— Begin Supplied records —
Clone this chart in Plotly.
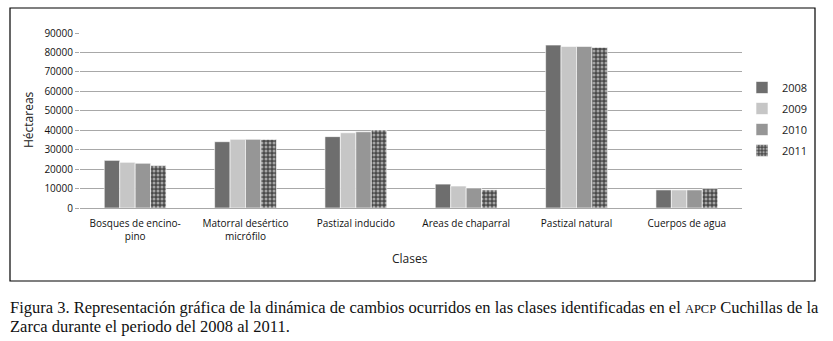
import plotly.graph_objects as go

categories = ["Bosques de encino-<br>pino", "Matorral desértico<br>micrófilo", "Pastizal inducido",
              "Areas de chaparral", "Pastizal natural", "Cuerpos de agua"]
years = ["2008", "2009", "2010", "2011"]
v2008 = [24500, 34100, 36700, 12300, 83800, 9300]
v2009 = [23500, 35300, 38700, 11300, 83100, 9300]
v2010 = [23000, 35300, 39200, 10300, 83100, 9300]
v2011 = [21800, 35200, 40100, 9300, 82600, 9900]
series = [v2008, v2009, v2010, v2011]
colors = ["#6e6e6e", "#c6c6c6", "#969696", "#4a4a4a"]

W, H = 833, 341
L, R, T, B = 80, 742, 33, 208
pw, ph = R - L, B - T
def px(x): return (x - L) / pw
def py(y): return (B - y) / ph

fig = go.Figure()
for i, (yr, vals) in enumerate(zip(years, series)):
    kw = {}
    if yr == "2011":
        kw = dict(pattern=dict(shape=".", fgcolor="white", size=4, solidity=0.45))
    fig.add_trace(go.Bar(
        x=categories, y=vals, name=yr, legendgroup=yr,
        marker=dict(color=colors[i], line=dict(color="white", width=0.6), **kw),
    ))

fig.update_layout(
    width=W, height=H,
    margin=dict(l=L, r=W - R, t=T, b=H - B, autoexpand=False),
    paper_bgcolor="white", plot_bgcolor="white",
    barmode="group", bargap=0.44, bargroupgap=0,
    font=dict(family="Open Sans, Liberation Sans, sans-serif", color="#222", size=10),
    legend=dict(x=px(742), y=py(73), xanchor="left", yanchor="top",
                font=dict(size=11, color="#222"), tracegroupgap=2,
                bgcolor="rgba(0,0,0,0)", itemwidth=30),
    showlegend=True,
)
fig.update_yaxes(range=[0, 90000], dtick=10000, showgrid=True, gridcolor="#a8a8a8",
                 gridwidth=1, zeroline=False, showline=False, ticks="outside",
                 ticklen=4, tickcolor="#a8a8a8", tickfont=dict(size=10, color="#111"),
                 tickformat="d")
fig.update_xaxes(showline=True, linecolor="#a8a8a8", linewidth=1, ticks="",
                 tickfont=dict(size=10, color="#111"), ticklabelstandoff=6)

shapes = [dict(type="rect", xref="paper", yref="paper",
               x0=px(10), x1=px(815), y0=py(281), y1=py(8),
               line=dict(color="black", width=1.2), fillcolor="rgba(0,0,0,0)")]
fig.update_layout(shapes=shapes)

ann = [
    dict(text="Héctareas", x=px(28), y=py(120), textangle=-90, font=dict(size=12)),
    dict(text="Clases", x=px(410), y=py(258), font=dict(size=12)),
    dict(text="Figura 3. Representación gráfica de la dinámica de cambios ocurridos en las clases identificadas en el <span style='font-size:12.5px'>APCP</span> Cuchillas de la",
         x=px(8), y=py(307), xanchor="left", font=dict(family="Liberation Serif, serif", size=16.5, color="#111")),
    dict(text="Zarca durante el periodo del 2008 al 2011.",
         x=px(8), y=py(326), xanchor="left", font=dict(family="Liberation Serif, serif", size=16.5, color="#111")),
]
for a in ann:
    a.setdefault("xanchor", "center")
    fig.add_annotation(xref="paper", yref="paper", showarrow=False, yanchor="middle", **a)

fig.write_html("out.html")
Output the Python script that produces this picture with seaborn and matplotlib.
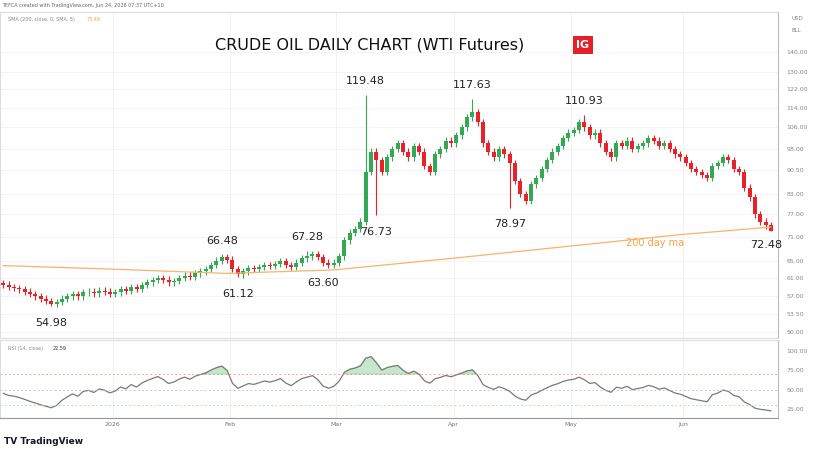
— End Supplied records —
— Requirements —
Repeat the material above in full and unchanged, minus its images.

— Output —
Clone this chart in Plotly.
import plotly.graph_objects as go

categories = ["Bosques de encino-<br>pino", "Matorral desértico<br>micrófilo", "Pastizal inducido",
              "Areas de chaparral", "Pastizal natural", "Cuerpos de agua"]
years = ["2008", "2009", "2010", "2011"]
v2008 = [24500, 34100, 36700, 12300, 83800, 9300]
v2009 = [23500, 35300, 38700, 11300, 83100, 9300]
v2010 = [23000, 35300, 39200, 10300, 83100, 9300]
v2011 = [21800, 35200, 40100, 9300, 82600, 9900]
series = [v2008, v2009, v2010, v2011]
colors = ["#6e6e6e", "#c6c6c6", "#969696", "#4a4a4a"]

W, H = 833, 341
L, R, T, B = 80, 742, 33, 208
pw, ph = R - L, B - T
def px(x): return (x - L) / pw
def py(y): return (B - y) / ph

fig = go.Figure()
for i, (yr, vals) in enumerate(zip(years, series)):
    kw = {}
    if yr == "2011":
        kw = dict(pattern=dict(shape=".", fgcolor="white", size=4, solidity=0.45))
    fig.add_trace(go.Bar(
        x=categories, y=vals, name=yr, legendgroup=yr,
        marker=dict(color=colors[i], line=dict(color="white", width=0.6), **kw),
    ))

fig.update_layout(
    width=W, height=H,
    margin=dict(l=L, r=W - R, t=T, b=H - B, autoexpand=False),
    paper_bgcolor="white", plot_bgcolor="white",
    barmode="group", bargap=0.44, bargroupgap=0,
    font=dict(family="Open Sans, Liberation Sans, sans-serif", color="#222", size=10),
    legend=dict(x=px(742), y=py(73), xanchor="left", yanchor="top",
                font=dict(size=11, color="#222"), tracegroupgap=2,
                bgcolor="rgba(0,0,0,0)", itemwidth=30),
    showlegend=True,
)
fig.update_yaxes(range=[0, 90000], dtick=10000, showgrid=True, gridcolor="#a8a8a8",
                 gridwidth=1, zeroline=False, showline=False, ticks="outside",
                 ticklen=4, tickcolor="#a8a8a8", tickfont=dict(size=10, color="#111"),
                 tickformat="d")
fig.update_xaxes(showline=True, linecolor="#a8a8a8", linewidth=1, ticks="",
                 tickfont=dict(size=10, color="#111"), ticklabelstandoff=6)

shapes = [dict(type="rect", xref="paper", yref="paper",
               x0=px(10), x1=px(815), y0=py(281), y1=py(8),
               line=dict(color="black", width=1.2), fillcolor="rgba(0,0,0,0)")]
fig.update_layout(shapes=shapes)

ann = [
    dict(text="Héctareas", x=px(28), y=py(120), textangle=-90, font=dict(size=12)),
    dict(text="Clases", x=px(410), y=py(258), font=dict(size=12)),
    dict(text="Figura 3. Representación gráfica de la dinámica de cambios ocurridos en las clases identificadas en el <span style='font-size:12.5px'>APCP</span> Cuchillas de la",
         x=px(8), y=py(307), xanchor="left", font=dict(family="Liberation Serif, serif", size=16.5, color="#111")),
    dict(text="Zarca durante el periodo del 2008 al 2011.",
         x=px(8), y=py(326), xanchor="left", font=dict(family="Liberation Serif, serif", size=16.5, color="#111")),
]
for a in ann:
    a.setdefault("xanchor", "center")
    fig.add_annotation(xref="paper", yref="paper", showarrow=False, yanchor="middle", **a)

fig.write_html("out.html")
Output the Python script that produces this picture with seaborn and matplotlib.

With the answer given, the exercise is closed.